How Search Engines Work
A standard search engine has one or more indexes, which associate terms with documents. A query is issued to the search engine, which uses one or more of the indexes to generate a list of documents. The list of documents is then scored, which means that they are given a numeric ranking value based on how closely they match the query. The scoring operation typically also makes use of statistic measures, such as how frequently a term appears in documents in the index.
Complete definitions of security usually include elements of confidentiality, integrity, and availability. Confidentiality has a strict definition, which not only prevents a user from seeing information belonging to another user, but also prevents a user from even knowing about the existence of information belonging to another user. Integrity means that a user can see everything they are allowed to see. And availability means that information is as available as possible to the user who is supposed to have access to it.
How ManifoldCF Applies Security
Typically, documents are excluded by what is known as query modification. This means that the query presented to the search engine is modified in such a way as to exclude the documents that the user is not supposed to see. This is typically done by a ManifoldCF Plugin, which the system integrator must use to apply user-level security. The query modification is performed in such a way that it does not affect the relative scoring of documents.

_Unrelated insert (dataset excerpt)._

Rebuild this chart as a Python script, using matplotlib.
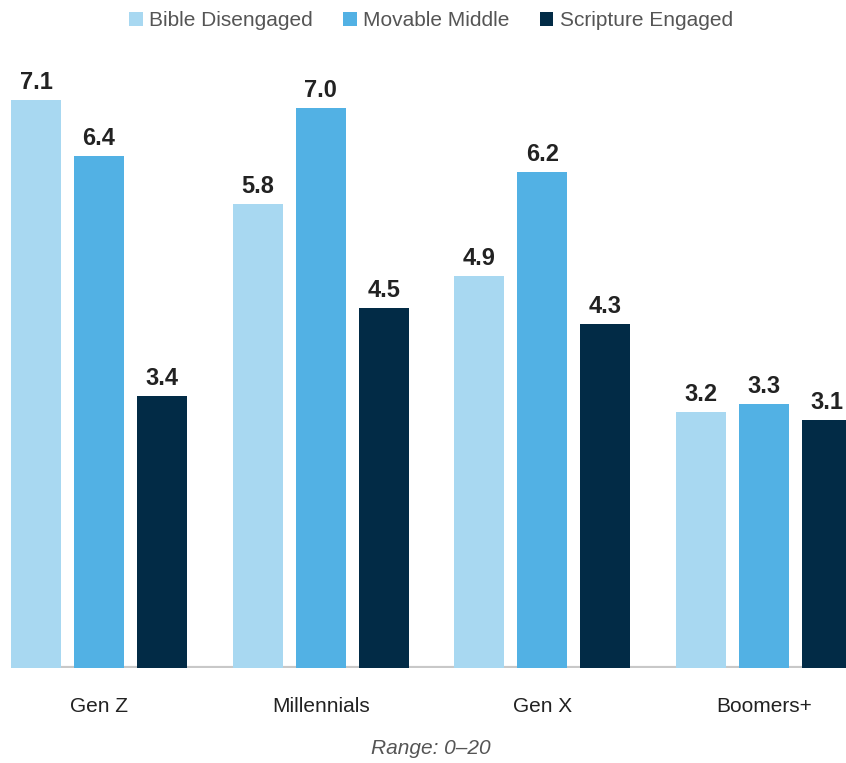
import numpy as np
import matplotlib.pyplot as plt

# values
groups = ["Gen Z", "Millennials", "Gen X", "Boomers+"]
series = ["Bible Disengaged", "Movable Middle", "Scripture Engaged"]
disengaged = [7.1, 5.8, 4.9, 3.2]
movable = [6.4, 7.0, 6.2, 3.3]
engaged = [3.4, 4.5, 4.3, 3.1]
colors = ["#A8D8F1", "#52B1E4", "#022B46"]
note = "Range: 0\u201320"

plt.rcParams['font.family'] = ['Liberation Sans Narrow', 'Liberation Sans', 'DejaVu Sans']

fig = plt.figure(figsize=(8.46, 7.63), dpi=100)
ax = fig.add_axes([11/846, 1 - 668/763, 1 - 11/846, 640/763])

x = np.arange(len(groups))
width = 0.2255
step = 0.284
for k, vals in enumerate([disengaged, movable, engaged]):
    pos = x + (k - 1) * step
    ax.bar(pos, vals, width, color=colors[k], label=series[k])
    for p, v in zip(pos, vals):
        ax.text(p, v + 0.07, f"{v:.1f}", ha='center', va='bottom',
                fontsize=17, fontweight='bold', color='#222222')

ax.set_xlim(-0.397, 3.369)
ax.set_ylim(0, 8)
for s in ax.spines.values():
    s.set_visible(False)
ax.axhline(0, color='#c8c8c8', lw=3, zorder=0)
ax.set_yticks([])
ax.set_xticks(x)
ax.set_xticklabels(groups, fontsize=15, color='#222222')
ax.tick_params(axis='x', length=0, pad=21)

fig.text(431/846, 1 - 748/763, note, ha='center', va='center', fontsize=15,
         style='italic', color='#555555')

fig.legend(loc='center', bbox_to_anchor=(431/846, 1 - 21/763), ncol=3,
           frameon=False, fontsize=15, handlelength=0.67, handleheight=0.67,
           handletextpad=0.29, columnspacing=1.44, labelcolor='#555555')

fig.savefig("out.png", dpi=100)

Potential Security Issues with ManifoldCF
Scoring-based Discovery of Document Keywords
One way that confidentiality can be breached in part with a search engine like Lucene relies on the fact that its scoring uses global document statistics. It is theoretically possible to determine information about how many documents contain a term, or whether the number of documents that contain the term changes over time, by submitting queries to the system and examining the relative ordering of the results.
While this technically is a violation of the confidentiality principle, an attacker still cannot see the contents or extracts of documents that are restricted. The ability of an unauthorized user to know about the existence of other documents with certain keywords may or may not be of concern to the system designers, depending on the situation. But if it is a concern, the right solution is to modify how the search engine does scoring, so that it either does not score documents based on global term statistics, or perhaps it adjusts scores by a random factor, etc. There exist papers on this subject, which we encourage especially security-conscious developers to consult.